Three and a half hours seem to disappear very quickly when you are having fun! With the chicken looking crispy and cooked to perfection, and all the main course dishes and garnishes prepared and resembling the same quality as Masterchef, its time to kick back, throw off the aprons and enjoy the rest of meal with another glass of wine.
Finished with lemon juice and chopped parsley, the flavours and texture of the pork meatballs cooked with the almond were astounding and its very easy to prepare when you know how. The prawns were fresh and lightly cooked with a Spanish sherry vinegar, cayenne pepper and garlic. The pumpkin dish was beautiful and the roasted flavours with dried rosemary and a thick, rich honey glaze is delicious on its own or can be enjoyed with the meat dishes. I’m not a fan of mushrooms at any hour of the day so I didn’t go near that dish!

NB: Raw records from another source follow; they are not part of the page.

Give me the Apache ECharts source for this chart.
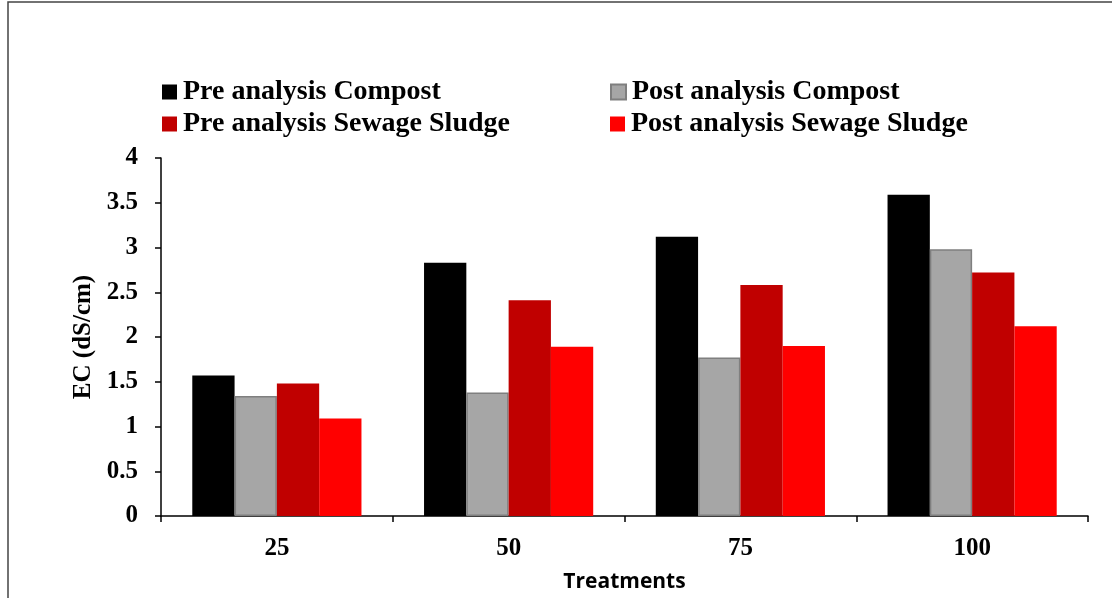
<!DOCTYPE html>
<html>
<head>
<meta charset="utf-8">
<script src="https://cdn.jsdelivr.net/npm/echarts@6/dist/echarts.min.js"></script>
<style>
  html, body { margin: 0; padding: 0; background: #fff; }
  #chart { width: 1112px; height: 598px; }
</style>
</head>
<body>
<div id="chart"></div>
<script>
// Treatment levels on the x axis
const treatments = ['25', '50', '75', '100'];

// EC (dS/cm) per treatment
const preCompost = [1.57, 2.83, 3.12, 3.59];
const postCompost = [1.34, 1.38, 1.77, 2.98];
const preSludge = [1.48, 2.41, 2.58, 2.72];
const postSludge = [1.09, 1.89, 1.90, 2.12];

const seriesNames = [
  'Pre analysis Compost',
  'Post analysis Compost',
  'Pre analysis Sewage Sludge',
  'Post analysis Sewage Sludge'
];

const yTicks = [0, 0.5, 1, 1.5, 2, 2.5, 3, 3.5, 4];

const serif = '"Liberation Serif", "Times New Roman", serif';
const colors = ['#000000', '#a6a6a6', '#c00000', '#ff0000'];

const chart = echarts.init(document.getElementById('chart'), null, { renderer: 'canvas' });

function legendAt(name, left, top) {
  return {
    data: [name],
    left: left,
    top: top,
    padding: 0,
    itemWidth: 15,
    itemHeight: 15,
    itemGap: 0,
    icon: 'rect',
    selectedMode: false,
    textStyle: { fontFamily: serif, fontWeight: 'bold', fontSize: 28, color: '#000', lineHeight: 30, padding: [0, 0, 0, 1] }
  };
}

chart.setOption({
  animation: false,
  backgroundColor: '#ffffff',
  color: colors,
  graphic: [{
    type: 'rect',
    shape: { x: 8, y: 2, width: 1300, height: 800 },
    style: { fill: 'none', stroke: '#444', lineWidth: 1.5 },
    silent: true
  }],
  legend: [
    legendAt(seriesNames[0], 162, 77),
    legendAt(seriesNames[1], 610, 77),
    legendAt(seriesNames[2], 162, 109),
    legendAt(seriesNames[3], 610, 109)
  ],
  grid: { left: 161, right: 24, top: 158, bottom: 82, outerBoundsMode: 'none', containLabel: false },
  xAxis: {
    type: 'category',
    data: treatments,
    name: 'Treatments',
    nameLocation: 'middle',
    nameGap: 56,
    nameTextStyle: { fontFamily: '"Open Sans", "Liberation Sans", sans-serif', fontWeight: 'bold', fontSize: 21, color: '#000' },
    axisLine: { lineStyle: { color: '#000', width: 1.5 } },
    axisTick: { show: true, length: 6, inside: false, lineStyle: { color: '#000', width: 1.5 } },
    axisLabel: { fontFamily: serif, fontWeight: 'bold', fontSize: 25, color: '#000', margin: 20 }
  },
  yAxis: {
    type: 'value',
    min: 0,
    max: 4,
    interval: 0.5,
    name: 'EC (dS/cm)',
    nameLocation: 'middle',
    nameGap: 65,
    nameRotate: 90,
    nameTextStyle: { fontFamily: serif, fontWeight: 'bold', fontSize: 25, color: '#000' },
    axisLine: { show: true, lineStyle: { color: '#000', width: 1.5 } },
    axisTick: { show: true, length: 6, lineStyle: { color: '#000', width: 1.5 } },
    splitLine: { show: false },
    axisLabel: {
      fontFamily: serif, fontWeight: 'bold', fontSize: 25, color: '#000', margin: 23,
      formatter: v => (yTicks.indexOf(v) >= 0 ? String(v) : '')
    }
  },
  series: [
    { name: seriesNames[0], type: 'bar', data: preCompost, barGap: '0%', barCategoryGap: '27%',
      itemStyle: { color: colors[0] } },
    { name: seriesNames[1], type: 'bar', data: postCompost, barGap: '0%', barCategoryGap: '27%',
      itemStyle: { color: colors[1], borderColor: '#7f7f7f', borderWidth: 1.5 } },
    { name: seriesNames[2], type: 'bar', data: preSludge, barGap: '0%', barCategoryGap: '27%',
      itemStyle: { color: colors[2] } },
    { name: seriesNames[3], type: 'bar', data: postSludge, barGap: '0%', barCategoryGap: '27%',
      itemStyle: { color: colors[3] } }
  ]
});
</script>
</body>
</html>
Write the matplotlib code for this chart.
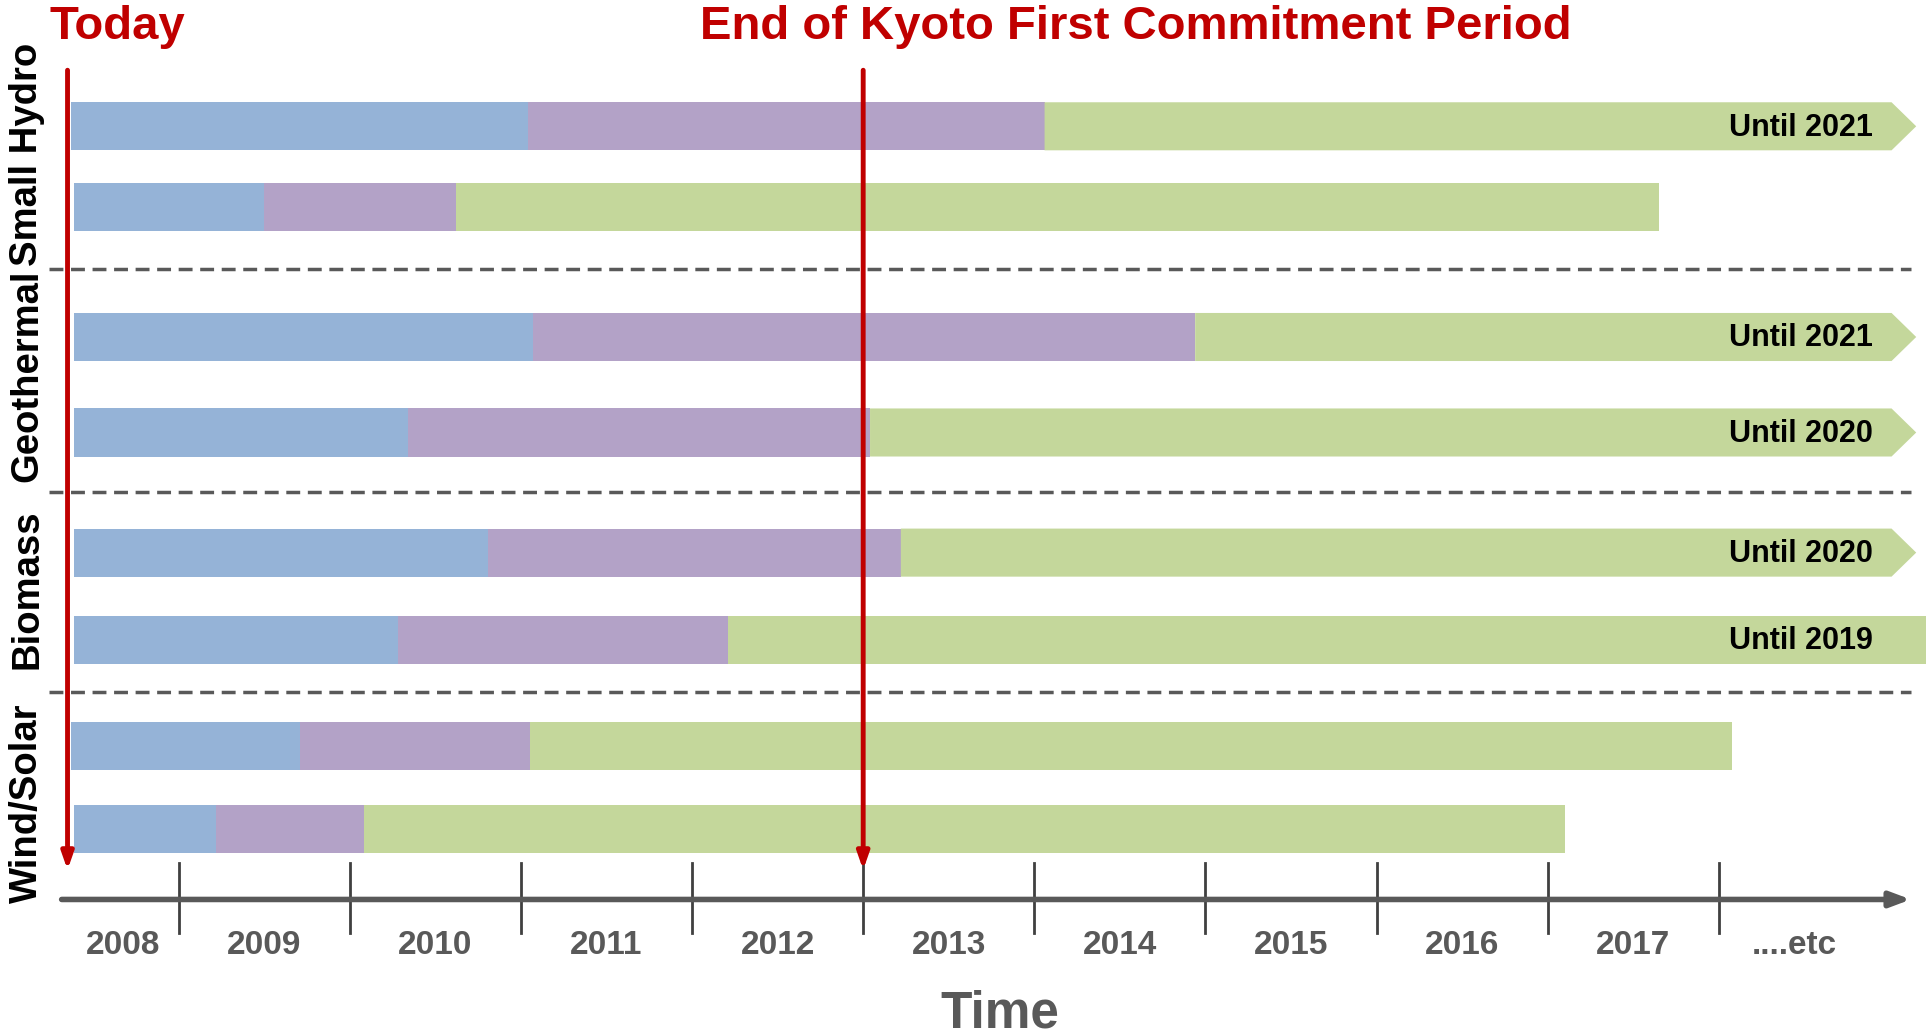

My favourite dish of the day was the harissa, lime and garlic marinated chicken which again is easy to create. The chicken thigh meat was light and juicy and the harissa and lime flavours really work well together, especially when grilled on the barbecue. And just when I thought that I couldn’t possibly eat another thing, the pièce de résistance was served. Once your spoon cuts through the passionfruit jelly and you savour the slighty sweet white and fluffy chocolate mousse, it really is game over.
Another fantastic four hours spent learning new recipes, making new friends and over indulging in fabulous tasting food that I had helped to prepare, and so it was time to say good-bye to everyone, roll home and plan the next dinner party.